** start **

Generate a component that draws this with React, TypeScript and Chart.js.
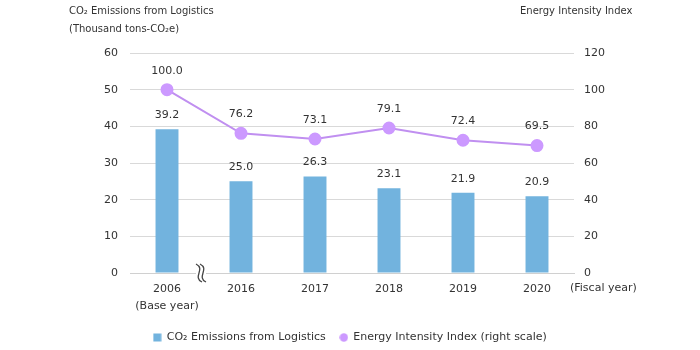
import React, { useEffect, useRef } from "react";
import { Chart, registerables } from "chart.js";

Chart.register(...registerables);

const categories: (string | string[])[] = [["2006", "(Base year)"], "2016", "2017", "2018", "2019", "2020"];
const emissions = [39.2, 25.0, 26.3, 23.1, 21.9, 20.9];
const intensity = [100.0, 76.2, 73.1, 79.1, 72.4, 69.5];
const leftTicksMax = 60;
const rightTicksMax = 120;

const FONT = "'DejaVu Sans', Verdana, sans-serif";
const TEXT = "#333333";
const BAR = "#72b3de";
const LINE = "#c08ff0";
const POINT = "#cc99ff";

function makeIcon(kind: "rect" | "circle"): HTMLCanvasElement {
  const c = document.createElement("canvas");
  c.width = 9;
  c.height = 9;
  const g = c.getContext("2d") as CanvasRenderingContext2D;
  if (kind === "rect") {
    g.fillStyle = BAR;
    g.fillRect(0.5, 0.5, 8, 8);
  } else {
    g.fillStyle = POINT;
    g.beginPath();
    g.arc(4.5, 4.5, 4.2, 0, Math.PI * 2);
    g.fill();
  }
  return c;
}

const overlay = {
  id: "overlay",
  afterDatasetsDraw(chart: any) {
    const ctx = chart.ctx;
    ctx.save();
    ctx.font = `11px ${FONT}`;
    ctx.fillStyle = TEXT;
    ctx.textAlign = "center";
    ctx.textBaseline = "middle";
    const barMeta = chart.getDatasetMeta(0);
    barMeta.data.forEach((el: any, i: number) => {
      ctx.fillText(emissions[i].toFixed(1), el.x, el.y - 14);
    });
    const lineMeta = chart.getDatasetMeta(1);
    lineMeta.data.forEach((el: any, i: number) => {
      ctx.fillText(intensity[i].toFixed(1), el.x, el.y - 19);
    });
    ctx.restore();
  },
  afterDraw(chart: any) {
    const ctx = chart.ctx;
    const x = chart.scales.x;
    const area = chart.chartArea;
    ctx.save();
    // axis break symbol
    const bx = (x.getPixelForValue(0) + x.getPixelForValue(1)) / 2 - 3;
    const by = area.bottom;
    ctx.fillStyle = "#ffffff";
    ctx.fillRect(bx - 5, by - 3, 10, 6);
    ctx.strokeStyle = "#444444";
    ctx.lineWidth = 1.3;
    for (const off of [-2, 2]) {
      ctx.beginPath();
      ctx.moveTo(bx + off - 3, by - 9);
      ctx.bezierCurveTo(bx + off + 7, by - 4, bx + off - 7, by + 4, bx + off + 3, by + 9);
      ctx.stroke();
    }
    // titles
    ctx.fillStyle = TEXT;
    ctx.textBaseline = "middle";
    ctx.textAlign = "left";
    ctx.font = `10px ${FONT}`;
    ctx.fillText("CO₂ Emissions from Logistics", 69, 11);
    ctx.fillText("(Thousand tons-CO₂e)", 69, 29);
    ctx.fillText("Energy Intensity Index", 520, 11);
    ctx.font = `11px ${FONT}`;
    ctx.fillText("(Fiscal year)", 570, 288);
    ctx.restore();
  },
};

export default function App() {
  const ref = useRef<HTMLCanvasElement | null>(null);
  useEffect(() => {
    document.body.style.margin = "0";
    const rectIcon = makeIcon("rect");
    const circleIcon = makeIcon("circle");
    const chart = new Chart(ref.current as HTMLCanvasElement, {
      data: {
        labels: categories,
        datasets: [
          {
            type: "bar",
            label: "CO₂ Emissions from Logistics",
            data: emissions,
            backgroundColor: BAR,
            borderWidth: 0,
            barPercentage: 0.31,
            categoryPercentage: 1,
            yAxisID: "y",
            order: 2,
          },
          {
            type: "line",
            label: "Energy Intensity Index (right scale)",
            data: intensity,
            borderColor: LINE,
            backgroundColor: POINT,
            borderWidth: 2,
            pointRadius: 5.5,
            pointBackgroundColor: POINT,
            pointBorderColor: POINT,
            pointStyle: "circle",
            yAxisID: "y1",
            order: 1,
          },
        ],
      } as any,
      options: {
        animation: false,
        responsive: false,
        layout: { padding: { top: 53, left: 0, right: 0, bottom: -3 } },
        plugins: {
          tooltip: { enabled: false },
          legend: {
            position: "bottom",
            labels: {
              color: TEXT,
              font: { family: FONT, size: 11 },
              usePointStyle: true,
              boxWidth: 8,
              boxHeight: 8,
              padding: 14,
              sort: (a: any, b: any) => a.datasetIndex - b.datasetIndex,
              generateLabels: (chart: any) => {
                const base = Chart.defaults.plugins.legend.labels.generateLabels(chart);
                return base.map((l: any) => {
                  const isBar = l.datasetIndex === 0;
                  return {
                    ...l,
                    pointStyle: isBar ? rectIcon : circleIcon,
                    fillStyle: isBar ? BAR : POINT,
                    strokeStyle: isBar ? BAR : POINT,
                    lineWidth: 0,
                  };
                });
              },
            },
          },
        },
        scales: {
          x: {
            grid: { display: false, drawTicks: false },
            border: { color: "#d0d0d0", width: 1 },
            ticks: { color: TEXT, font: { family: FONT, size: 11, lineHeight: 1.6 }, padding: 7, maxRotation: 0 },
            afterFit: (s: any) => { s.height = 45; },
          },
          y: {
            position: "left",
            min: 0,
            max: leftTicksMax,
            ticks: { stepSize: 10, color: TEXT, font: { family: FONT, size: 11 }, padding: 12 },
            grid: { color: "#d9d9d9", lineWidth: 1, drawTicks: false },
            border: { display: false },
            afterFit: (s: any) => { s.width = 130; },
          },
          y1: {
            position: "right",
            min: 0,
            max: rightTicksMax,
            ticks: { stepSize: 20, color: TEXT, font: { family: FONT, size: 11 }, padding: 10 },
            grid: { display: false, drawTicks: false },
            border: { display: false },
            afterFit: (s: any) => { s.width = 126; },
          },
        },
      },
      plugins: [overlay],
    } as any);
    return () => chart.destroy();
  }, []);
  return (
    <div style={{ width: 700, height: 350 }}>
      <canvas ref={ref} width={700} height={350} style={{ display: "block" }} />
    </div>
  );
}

** end **

**BRIEF**
Up to and including the line containing "Chart.register(...registerables);", repeat every line from the start of the data, but none of the pictures.

**TASK RESULT**
Generate a component that draws this with React, TypeScript and Chart.js.
import React, { useEffect, useRef } from "react";
import { Chart, registerables } from "chart.js";

Chart.register(...registerables);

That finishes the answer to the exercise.